*Task prompt*
Reproduce the data exactly and drop any pictures it holds.

*Given data*
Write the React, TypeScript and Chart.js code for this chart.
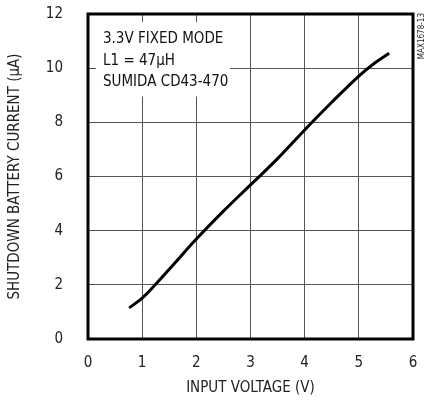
import React, { useEffect, useRef } from "react";
import { Chart, registerables } from "chart.js";

Chart.register(...registerables);

const inputVoltage = [0.76, 1.0, 1.24, 1.6, 2.0, 2.5, 3.0, 3.5, 4.0, 4.5, 5.0, 5.3, 5.56];
const shutdownCurrent = [1.15, 1.51, 2.0, 2.8, 3.69, 4.72, 5.69, 6.66, 7.72, 8.74, 9.71, 10.2, 10.55];
const xTicks = [0, 1, 2, 3, 4, 5, 6];
const yTicks = [0, 2, 4, 6, 8, 10, 12];
const noteLines = ["3.3V FIXED MODE", "L1 = 47\u00B5H", "SUMIDA CD43-470"];
const xTitle = "INPUT VOLTAGE (V)";
const yTitle = "SHUTDOWN BATTERY CURRENT (\u00B5A)";
const figId = "MAX1678-13";

const FONT = "'Liberation Sans Narrow', 'DejaVu Sans Condensed', 'Liberation Sans', sans-serif";

const framePlugin = {
  id: "framePlugin",
  beforeDatasetsDraw(chart: any) {
    const { ctx, scales } = chart;
    const x = scales.x, y = scales.y;
    ctx.save();
    const left = x.getPixelForValue(0) + 8;
    const right = x.getPixelForValue(2.62);
    const top = y.getPixelForValue(11.7);
    const bottom = y.getPixelForValue(8.95);
    ctx.fillStyle = "#ffffff";
    ctx.fillRect(left, top, right - left, bottom - top);
    ctx.fillStyle = "#111";
    ctx.font = "15px " + FONT;
    ctx.textBaseline = "middle";
    ctx.textAlign = "left";
    const tx = x.getPixelForValue(0) + 15;
    noteLines.forEach((t, i) => {
      ctx.fillText(t, tx, top + 17 + i * 21.5);
    });
    ctx.restore();
  },
  afterDatasetsDraw(chart: any) {
    const { ctx, chartArea } = chart;
    ctx.save();
    ctx.strokeStyle = "#000";
    ctx.lineWidth = 3;
    ctx.strokeRect(chartArea.left, chartArea.top, chartArea.right - chartArea.left, chartArea.bottom - chartArea.top);
    ctx.translate(chartArea.right + 8.5, chartArea.top - 1);
    ctx.rotate(-Math.PI / 2);
    ctx.fillStyle = "#222";
    ctx.font = "8px " + FONT;
    ctx.textAlign = "right";
    ctx.textBaseline = "middle";
    ctx.fillText(figId, 0, 0);
    ctx.restore();
  },
};

export default function App() {
  const ref = useRef<HTMLCanvasElement | null>(null);
  useEffect(() => {
    document.body.style.margin = "0";
    const canvas = ref.current;
    if (!canvas) return;
    const chart = new Chart(canvas, {
      type: "scatter",
      data: {
        datasets: [
          {
            data: inputVoltage.map((v, i) => ({ x: v, y: shutdownCurrent[i] })),
            showLine: true,
            borderColor: "#000",
            borderWidth: 3,
            pointRadius: 0,
            tension: 0.4,
            fill: false,
          },
        ],
      },
      options: {
        responsive: false,
        animation: false,
        events: [],
        layout: { padding: { left: 0, top: 14, right: 14, bottom: 0 } },
        plugins: { legend: { display: false }, tooltip: { enabled: false } },
        scales: {
          x: {
            type: "linear",
            min: 0,
            max: 6,
            afterBuildTicks: (s: any) => { s.ticks = xTicks.map((v) => ({ value: v })); },
            afterFit: (s: any) => { s.height = 62; s.paddingLeft = 0; s.paddingRight = 0; },
            grid: { color: "#555", lineWidth: 1, drawTicks: false },
            border: { display: false },
            ticks: { color: "#222", padding: 15, font: { family: FONT, size: 15 } },
            title: { display: true, text: xTitle, color: "#222", font: { family: FONT, size: 15 }, padding: { top: 0, bottom: 4 } },
          },
          y: {
            type: "linear",
            min: 0,
            max: 12,
            afterBuildTicks: (s: any) => { s.ticks = yTicks.map((v) => ({ value: v })); },
            afterFit: (s: any) => { s.width = 88; s.paddingTop = 0; s.paddingBottom = 0; },
            grid: { color: "#555", lineWidth: 1, drawTicks: false },
            border: { display: false },
            ticks: { color: "#222", padding: 25, font: { family: FONT, size: 15 } },
            title: { display: true, text: yTitle, color: "#222", font: { family: FONT, size: 15 }, padding: { top: 6, bottom: 0 } },
          },
        },
      },
      plugins: [framePlugin],
    } as any);
    return () => chart.destroy();
  }, []);
  return <canvas ref={ref} width={427} height={401} style={{ display: "block", width: 427, height: 401 }} />;
}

*Answer to the exercise*
Write the React, TypeScript and Chart.js code for this chart.
import React, { useEffect, useRef } from "react";
import { Chart, registerables } from "chart.js";

Chart.register(...registerables);

const inputVoltage = [0.76, 1.0, 1.24, 1.6, 2.0, 2.5, 3.0, 3.5, 4.0, 4.5, 5.0, 5.3, 5.56];
const shutdownCurrent = [1.15, 1.51, 2.0, 2.8, 3.69, 4.72, 5.69, 6.66, 7.72, 8.74, 9.71, 10.2, 10.55];
const xTicks = [0, 1, 2, 3, 4, 5, 6];
const yTicks = [0, 2, 4, 6, 8, 10, 12];
const noteLines = ["3.3V FIXED MODE", "L1 = 47\u00B5H", "SUMIDA CD43-470"];
const xTitle = "INPUT VOLTAGE (V)";
const yTitle = "SHUTDOWN BATTERY CURRENT (\u00B5A)";
const figId = "MAX1678-13";

const FONT = "'Liberation Sans Narrow', 'DejaVu Sans Condensed', 'Liberation Sans', sans-serif";

const framePlugin = {
  id: "framePlugin",
  beforeDatasetsDraw(chart: any) {
    const { ctx, scales } = chart;
    const x = scales.x, y = scales.y;
    ctx.save();
    const left = x.getPixelForValue(0) + 8;
    const right = x.getPixelForValue(2.62);
    const top = y.getPixelForValue(11.7);
    const bottom = y.getPixelForValue(8.95);
    ctx.fillStyle = "#ffffff";
    ctx.fillRect(left, top, right - left, bottom - top);
    ctx.fillStyle = "#111";
    ctx.font = "15px " + FONT;
    ctx.textBaseline = "middle";
    ctx.textAlign = "left";
    const tx = x.getPixelForValue(0) + 15;
    noteLines.forEach((t, i) => {
      ctx.fillText(t, tx, top + 17 + i * 21.5);
    });
    ctx.restore();
  },
  afterDatasetsDraw(chart: any) {
    const { ctx, chartArea } = chart;
    ctx.save();
    ctx.strokeStyle = "#000";
    ctx.lineWidth = 3;
    ctx.strokeRect(chartArea.left, chartArea.top, chartArea.right - chartArea.left, chartArea.bottom - chartArea.top);
    ctx.translate(chartArea.right + 8.5, chartArea.top - 1);
    ctx.rotate(-Math.PI / 2);
    ctx.fillStyle = "#222";
    ctx.font = "8px " + FONT;
    ctx.textAlign = "right";
    ctx.textBaseline = "middle";
    ctx.fillText(figId, 0, 0);
    ctx.restore();
  },
};

export default function App() {
  const ref = useRef<HTMLCanvasElement | null>(null);
  useEffect(() => {
    document.body.style.margin = "0";
    const canvas = ref.current;
    if (!canvas) return;
    const chart = new Chart(canvas, {
      type: "scatter",
      data: {
        datasets: [
          {
            data: inputVoltage.map((v, i) => ({ x: v, y: shutdownCurrent[i] })),
            showLine: true,
            borderColor: "#000",
            borderWidth: 3,
            pointRadius: 0,
            tension: 0.4,
            fill: false,
          },
        ],
      },
      options: {
        responsive: false,
        animation: false,
        events: [],
        layout: { padding: { left: 0, top: 14, right: 14, bottom: 0 } },
        plugins: { legend: { display: false }, tooltip: { enabled: false } },
        scales: {
          x: {
            type: "linear",
            min: 0,
            max: 6,
            afterBuildTicks: (s: any) => { s.ticks = xTicks.map((v) => ({ value: v })); },
            afterFit: (s: any) => { s.height = 62; s.paddingLeft = 0; s.paddingRight = 0; },
            grid: { color: "#555", lineWidth: 1, drawTicks: false },
            border: { display: false },
            ticks: { color: "#222", padding: 15, font: { family: FONT, size: 15 } },
            title: { display: true, text: xTitle, color: "#222", font: { family: FONT, size: 15 }, padding: { top: 0, bottom: 4 } },
          },
          y: {
            type: "linear",
            min: 0,
            max: 12,
            afterBuildTicks: (s: any) => { s.ticks = yTicks.map((v) => ({ value: v })); },
            afterFit: (s: any) => { s.width = 88; s.paddingTop = 0; s.paddingBottom = 0; },
            grid: { color: "#555", lineWidth: 1, drawTicks: false },
            border: { display: false },
            ticks: { color: "#222", padding: 25, font: { family: FONT, size: 15 } },
            title: { display: true, text: yTitle, color: "#222", font: { family: FONT, size: 15 }, padding: { top: 6, bottom: 0 } },
          },
        },
      },
      plugins: [framePlugin],
    } as any);
    return () => chart.destroy();
  }, []);
  return <canvas ref={ref} width={427} height={401} style={{ display: "block", width: 427, height: 401 }} />;
}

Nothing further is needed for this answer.